Kedua, orang tua harus menanamkan rasa malu pada anak sejak usia dini. Sifat ini akan membantu anak dalam menjaga dan memelihara aurat atau kehormatannya. Anak yang sudah mulai memahami hal ini sesuai dengan usianya akan mampu menjaga dirinya, seperti tidak akan buang air kecil dan besar di tempat terbuka, menukar pakaian di hadapan orang lain dan tidak menampakkan auratnya. Sering terjadi kejahatan seksual pada seorang anak disebabkan oleh tidak rapinya pakaian anak sehingga bagian tubuhnya kelihatan. Sekalipun berada dalam rumah, anak perempuan tetap hendaknya memakai pakaian yang sopan dan yang tidak merangsang.
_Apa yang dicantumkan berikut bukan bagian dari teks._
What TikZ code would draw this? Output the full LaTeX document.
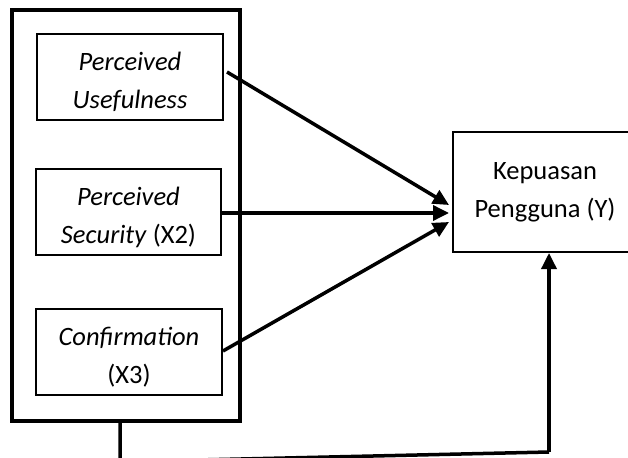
\documentclass[tikz,border=0pt]{standalone}
\usepackage{fontspec}
\setmainfont{Carlito}
\usetikzlibrary{arrows.meta}

% strut that pushes the text of a left box a little lower
\newcommand{\boxstrut}{\rule{0pt}{29pt}}

\begin{document}
\begin{tikzpicture}[x=1pt,y=-1pt,
  varbox/.style={draw, line width=2pt, minimum width=186pt, minimum height=86pt,
    inner sep=0pt, align=center, font=\fontsize{26.5}{38}\selectfont},
  link/.style={line width=3.5pt},
  arrow/.style={line width=3.5pt, -{Triangle[length=16pt,width=15pt]}}]
  \useasboundingbox (0,0) rectangle (628,457);

  % frame round the three variables
  \node[draw, line width=3.5pt, minimum width=228pt, minimum height=411pt, inner sep=0pt] (grp) at (126,215.5) {};

  % independent variables
  \node[varbox] (x1) at (130,77) {\boxstrut\textit{Perceived}\\\textit{Usefulness}};
  \node[varbox, minimum width=185pt] (x2) at (128.5,212) {\boxstrut\textit{Perceived}\\\textit{Security} (X2)};
  \node[varbox] (x3) at (129,352) {\boxstrut\textit{Confirmation}\\(X3)};

  % dependent variable
  \node[varbox, minimum width=184pt, minimum height=120pt] (y) at (545,192) {Kepuasan\\Pengguna (Y)};

  % arrows into Y
  \coordinate (in1) at ([shift={(-3pt,-13pt)}]y.west);
  \coordinate (in2) at ([shift={(-3pt,-21pt)}]y.west);
  \coordinate (in3) at ([shift={(-3pt,-30pt)}]y.west);
  \draw[arrow] ([shift={(3pt,5pt)}]x1.east) -- (in1);
  \draw[arrow] ([shift={(-2pt,-1pt)}]x2.east) -- (in2);
  \draw[arrow] ([yshift=1pt]x3.east) -- (in3);

  % path from the frame round to Y
  \coordinate (turn) at (549,452);
  \draw[link] ([xshift=-6pt]grp.south) coordinate (out) -- ++(0,39) coordinate (low) -- (turn);
  \draw[arrow] (turn) -- (turn |- y.south);
\end{tikzpicture}
\end{document}
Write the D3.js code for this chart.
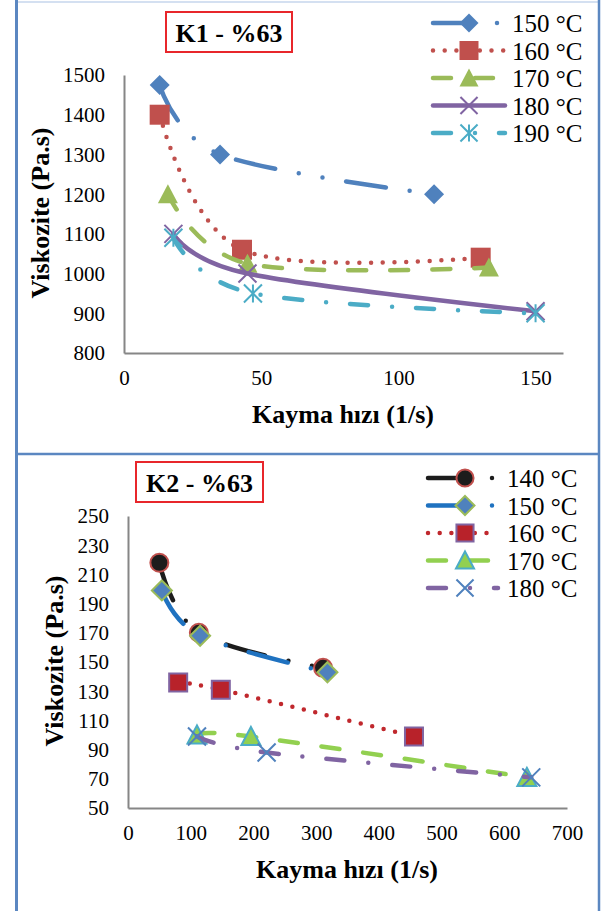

Ini sebagai antisipasi terjadinya kejahatan seksual dari kalangan keluarga terdekat.

Ketiga, mengajarkan pada anak tata krama dalam pergaulan atau pertemanan sejak usia dini. Anak laki-laki sebaiknya bermain dengan anak laki-laki. Demikian juga dengan anak perempuan hendaknya bermain sesama perempuan juga. Apabila hal ini sudah ditanamkan sejak usia dini maka tentu anak perempuan akan risih dan tidak nyaman sekiranya ada laki-laki dewasa asing yang mendekati dirinya apalagi sampai melakukan sesuatu yang tidak diingini seperti memegang bagian tubuh, mengelus dan merabanya bahkan lebih dari pada itu. Sering kejahatan seksual menimpa anak ketika dirinya membiarkan orang lain meraba tubuhnya .

Keempat, orang tua harus memisahkan tempat tidur atau kamar anak laki-laki dengan anak perempuan. Hal ini mengajarkan bahwa memang anak laki-laki dengan anak perempuan itu berbeda kodrat dan organ tubuhnya. Masing-masing anak memiliki spesifik tersendiri dan hal yang berbeda baik dari segi fisik maupun dari sisi psikisnya. Dengan pemahaman ini, anak akan berusaha tampil sesuai dengan identitasnya. Makanya, orang tua harus memberikan mainan atau pakaian sesuai dengan jenis kelamin anaknya seperti mobilan untuk laki-laki dan boneka untuk perempuan atau laki-laki dengan celana panjangnya dan anak perempuan dengan rok dan jilbab manisnya.

Kelima, orang tua harus menjaga tontonan anak. Orang tua harus mampu mengedukasi anaknya tentang film atau drama yang layak ditontonnya. Orang tua tidak bisa memberikan kebebasan pada anak dalam hal menonton dan menyaksikan siaran televisi. Pasalnya, tak jarang kejahatan atau pelecehan seksual justru dilakukan seorang anak di bawah umur berawal dari tontonan yang tidak benar. Kita tentunya pernah mendengar anak laki-laki yang masih duduk di bangku SD memperkosa adiknya atau teman perempuannya. Oleh karena itu, dengan mendampingi anak dalam menonton dan memilih tontonan yang sehat maka anak akan terhindar dari melakukan kejahatan seksual.